Degree Granting Department

Industrial and Management Systems Engineering

Major Professor

Michael Weng, Ph.D.

Co-Major Professor

Alan Hevner, Ph.D.

Committee Member

Hao Zheng, Ph.D.

Committee Member

Grisselle Centeno, Ph.D.

Committee Member

Bo Zeng, Ph.D.

Keywords

deteriorating inventory control, deterministic demand, periodic review, stochastic demand, base stock policy, (s, S) policy, service level

Abstract

The implicit assumption in conventional inventory models is that the stored

products maintain the same utility forever, i.e., they can be stored for an infinite period of

time without losing their value or characteristics. However, generally speaking, almost all

products experience some sort of deterioration over time. Some products have very small

deterioration rates, and henceforth the effect of such deterioration can be neglected.
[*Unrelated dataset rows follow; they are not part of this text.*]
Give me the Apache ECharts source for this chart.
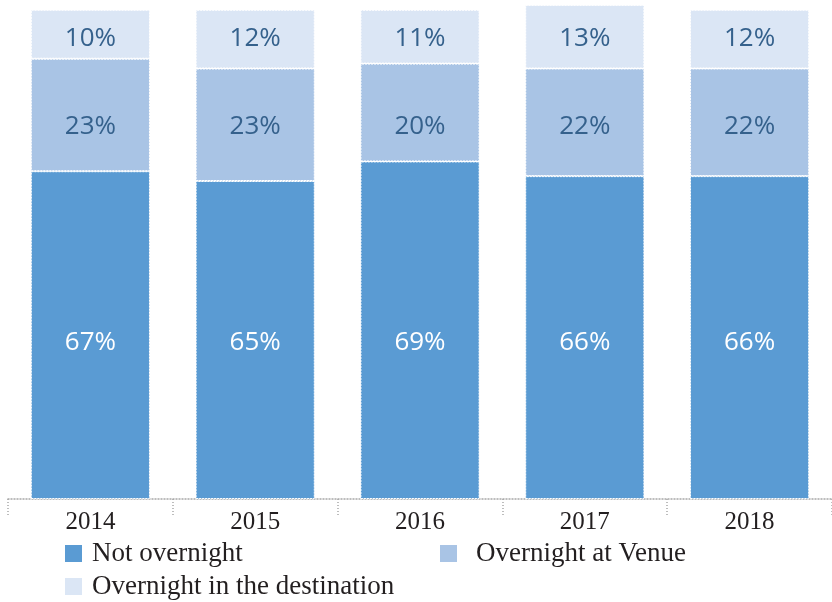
<!DOCTYPE html>
<html>
<head>
<meta charset="utf-8">
<script src="https://cdn.jsdelivr.net/npm/echarts@6/dist/echarts.min.js"></script>
<style>
  html, body { margin: 0; padding: 0; background: #fff; }
  #chart { width: 832px; height: 602px; }
</style>
</head>
<body>
<div id="chart"></div>
<script>
var years = ['2014', '2015', '2016', '2017', '2018'];
var notOvernight = [67, 65, 69, 66, 66];
var atVenue = [23, 23, 20, 22, 22];
var inDestination = [10, 12, 11, 13, 12];
var seriesNames = ['Not overnight', 'Overnight at Venue', 'Overnight in the destination'];

// the source puts each series' labels on one common row, not at the middle of every segment
var labelRows = [31.9, 76.2, 94.2];

var myChart = echarts.init(document.getElementById('chart'));

function barSeries(name, data, color, labelColor) {
	return {
		name: name,
		type: 'bar',
		stack: 'total',
		barCategoryGap: '27.7%',
		data: data,
		itemStyle: {
			color: color,
			borderColor: '#ffffff',
			borderWidth: 1,
			borderType: [2, 1]
		},
		label: {
			show: true,
			position: 'inside',
			formatter: '{c}%',
			color: labelColor,
			fontFamily: 'Open Sans',
			fontSize: 26
		}
	};
}

function legendAt(name, left, top, gap) {
	return {
		data: [name],
		left: left,
		top: top,
		itemWidth: 19,
		itemHeight: 19,
		icon: 'rect',
		padding: 0,
		textStyle: {
			fontFamily: 'Liberation Serif',
			fontSize: 27,
			color: '#231f20',
			padding: [0, 0, 0, gap]
		}
	};
}

var stacks = [notOvernight, atVenue, inDestination];

var option = {
	animation: false,
	grid: { left: 8, right: -6, top: 0, bottom: 103 },
	xAxis: {
		type: 'category',
		data: years,
		axisLine: { lineStyle: { color: '#a8a8a8', type: [1, 2], width: 1.5 } },
		axisTick: { show: true, length: 16, lineStyle: { color: '#a8a8a8', type: [1, 2], width: 1.5 } },
		axisLabel: {
			margin: 11,
			fontFamily: 'Liberation Serif',
			fontSize: 25,
			color: '#231f20'
		}
	},
	yAxis: {
		type: 'value',
		min: 0,
		max: 102,
		show: false
	},
	legend: [
		legendAt(seriesNames[0], 63, 540, 4),
		legendAt(seriesNames[1], 438, 540, 13),
		legendAt(seriesNames[2], 63, 573, 4)
	],
	series: [
		barSeries(seriesNames[0], notOvernight, '#5a9bd3', '#ffffff'),
		barSeries(seriesNames[1], atVenue, '#a9c4e5', '#35618c'),
		barSeries(seriesNames[2], inDestination, '#dbe6f5', '#35618c')
	]
};
myChart.setOption(option);

// move each label from its segment middle to the series' common row
var seriesData = [];
for (var s = 0; s < stacks.length; s++) {
	var items = [];
	for (var i = 0; i < years.length; i++) {
		var base = 0;
		for (var k = 0; k < s; k++) base += stacks[k][i];
		var mid = base + stacks[s][i] / 2;
		var dy = myChart.convertToPixel({ yAxisIndex: 0 }, labelRows[s]) -
			myChart.convertToPixel({ yAxisIndex: 0 }, mid);
		items.push({ value: stacks[s][i], label: { offset: [0, dy] } });
	}
	seriesData.push({ data: items });
}
myChart.setOption({ series: seriesData });
</script>
</body>
</html>
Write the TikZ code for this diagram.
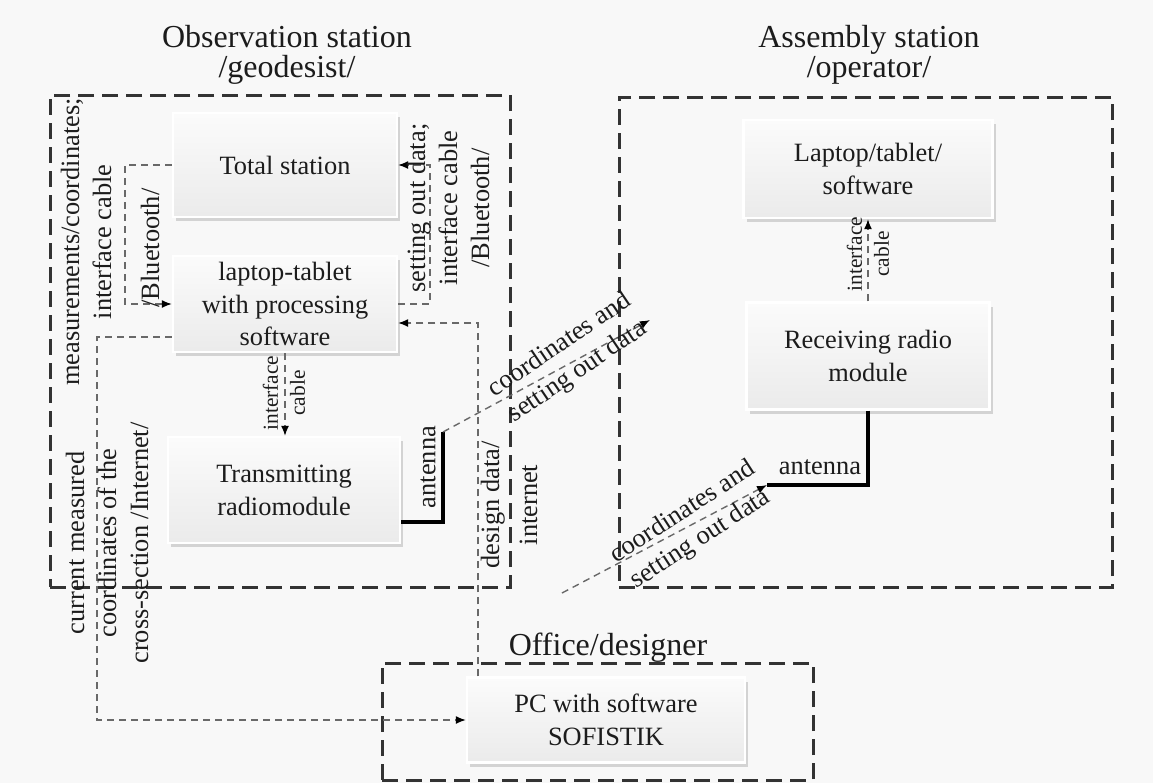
\documentclass[tikz,border=0pt]{standalone}
\usepackage{fontspec}
\setmainfont{Liberation Serif}
\usetikzlibrary{shadows,arrows.meta,calc}
\definecolor{bg}{RGB}{248,248,248}
\definecolor{txt}{RGB}{28,28,28}
\definecolor{conn}{RGB}{105,105,105}
\begin{document}
\begin{tikzpicture}[x=0.5pt,y=-0.5pt,
  every node/.style={text=txt},
  blk/.style={draw=white, line width=1.2pt, top color=white!97!gray, bottom color=gray!16,
    drop shadow={shadow xshift=1.5pt,shadow yshift=-2pt,opacity=0.3},
    align=center, font=\fontsize{13.2}{16.4}\selectfont, inner sep=0pt},
  station/.style={draw=black!80, line width=1.5pt, dash pattern=on 8pt off 4pt, minimum width=0pt, inner sep=0pt},
  title/.style={align=center, font=\fontsize{16}{15}\selectfont},
  lbl/.style={align=center, font=\fontsize{13.2}{16}\selectfont, inner sep=0pt},
  small/.style={align=center, font=\fontsize{10.7}{13.5}\selectfont, inner sep=0pt},
  link/.style={draw=conn, line width=0.7pt, dash pattern=on 3.5pt off 2.5pt},
  arr/.style={-{Latex[length=5pt,width=4pt,color=black]}},
  ant/.style={draw=black, line width=1.6pt},
]
\useasboundingbox (0,0) rectangle (1153,783);
\fill[bg] (0,0) rectangle (1153,783);

% station frames
\node[station, minimum width=230pt, minimum height=246pt] (obs) at (280,341) {};
\node[station, minimum width=246.5pt, minimum height=245pt] (asm) at (865.5,342) {};
\node[station, minimum width=215.5pt, minimum height=58.5pt] (off) at (597.5,721.5) {};

% titles
\node[title] (tobs) at (287,55) {Observation station\\/geodesist/};
\node[title] (tasm) at (869,55) {Assembly station\\/operator/};
\node[title] (toff) at (608,648) {Office/designer};

% blocks
\node[blk, minimum width=112pt, minimum height=52pt] (ts) at (285,165) {Total station};
\node[blk, minimum width=112pt, minimum height=48pt] (lt) at (285,304) {laptop-tablet\\with processing\\software};
\node[blk, minimum width=116pt, minimum height=53pt] (tr) at (284,490) {Transmitting\\radiomodule};
\node[blk, minimum width=124.5pt, minimum height=49pt] (lts) at (868,169) {Laptop/tablet/\\software};
\node[blk, minimum width=121.5pt, minimum height=53.5pt] (rr) at (868,356) {Receiving radio\\module};
\node[blk, minimum width=139pt, minimum height=42.5pt] (pc) at (606,720) {PC with software\\SOFISTIK};

% coordinates for bends
\coordinate (cl) at (125,0);
\coordinate (cr) at (430,0);
\coordinate (dd) at (478,323);
\coordinate (cb) at (97,337);
\coordinate (a1b) at (443,522);
\coordinate (a1) at (443,432);
\coordinate (a1t) at (650,320);
\coordinate (a2) at (767,485);
\coordinate (a2e) at (562,593);

% connectors
\draw[link,arr] (ts.west) -- (ts.west -| cl) -- (lt.west -| cl) -- (lt.west);
\draw[link,arr] (lt.east) -- (lt.east -| cr) -- (ts.east -| cr) -- (ts.east);
\draw[link,arr] (lt.south) -- (lt.south |- tr.north);
\draw[link,arr] (pc.north -| dd) -- (dd) -- (dd -| lt.east);
\draw[link,arr] (cb -| lt.west) -- (cb) -- (cb |- pc.west) -- (pc.west);
\draw[link,arr] (rr.north) -- (lts.south);
\draw[ant] (a1b -| tr.east) -- (a1b) -- (a1);
\draw[link,arr] (a1) -- (a1t);
\draw[ant] (rr.south) -- (rr.south |- a2) -- (a2);
\draw[link,arr] (a2e) -- (a2);

% labels
\node[lbl, rotate=90] (l1) at (86,242) {measurements/coordinates;\\interface cable};
\node[lbl, rotate=90] (l2) at (150,248) {/Bluetooth/};
\node[lbl, rotate=90] (l3) at (448,208) {setting out data;\\interface cable\\/Bluetooth/};
\node[small, rotate=90] (l4) at (284,393) {interface\\cable};
\node[small, rotate=90] (l5) at (868,254) {interface\\cable};
\node[lbl, rotate=90] (l6) at (428,467) {antenna};
\node[lbl] (l7) at (820,467) {antenna};
\node[lbl, rotate=90, font=\fontsize{13.2}{19}\selectfont] (l8) at (509,505) {design data/\\internet};
\node[lbl, rotate=90] (l9) at (107,543) {current measured\\coordinates of the\\cross-section /Internet/};
\node[lbl, rotate=34] (l10) at (569,359) {coordinates and\\setting out data};
\node[lbl, rotate=33] (l11) at (692,526) {coordinates and\\setting out data};
\end{tikzpicture}
\end{document}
Some products may be subject to significant rates of deterioration. Fruits, vegetables,

drugs, alcohol and radioactive materials are examples that can experience significant

deterioration during storage. Therefore the effect of deterioration must be explicitly taken

into account in developing inventory models for such products.

In most existing deteriorating inventory models, time is treated as a continuous

variable, which is not exactly the case in practice. In real-life problems time factor is

always measured on a discrete scale only, i.e. in terms of complete units of days, weeks,

etc. In this research, we present several discrete-in-time inventory models and identify

optimal ordering policies for a single deteriorating product by minimizing the expected

overall costs over the planning horizon. The various conditions have been considered, e.g.

periodic review, time-varying deterioration rate, waiting-time-dependent partial

backlogging, time-dependent demand, stochastic demand etc. The objective of our

research is two-fold: (a) To obtain optimal order quantity and useful insights for the

inventory control of a single deteriorating product over a discrete time horizon with

deterministic demand, variable deterioration rates and waiting-time-dependent partial

backlogging ratios; (b) To identify optimal ordering policy for a single deteriorating

product over a finite horizon with stochastic demand and partial backlogging. The

explicit ordering policy will be developed for some special cases.

Through computational experiments and sensitivity analysis, a thorough and

insightful understanding of deteriorating inventory management will be achieved.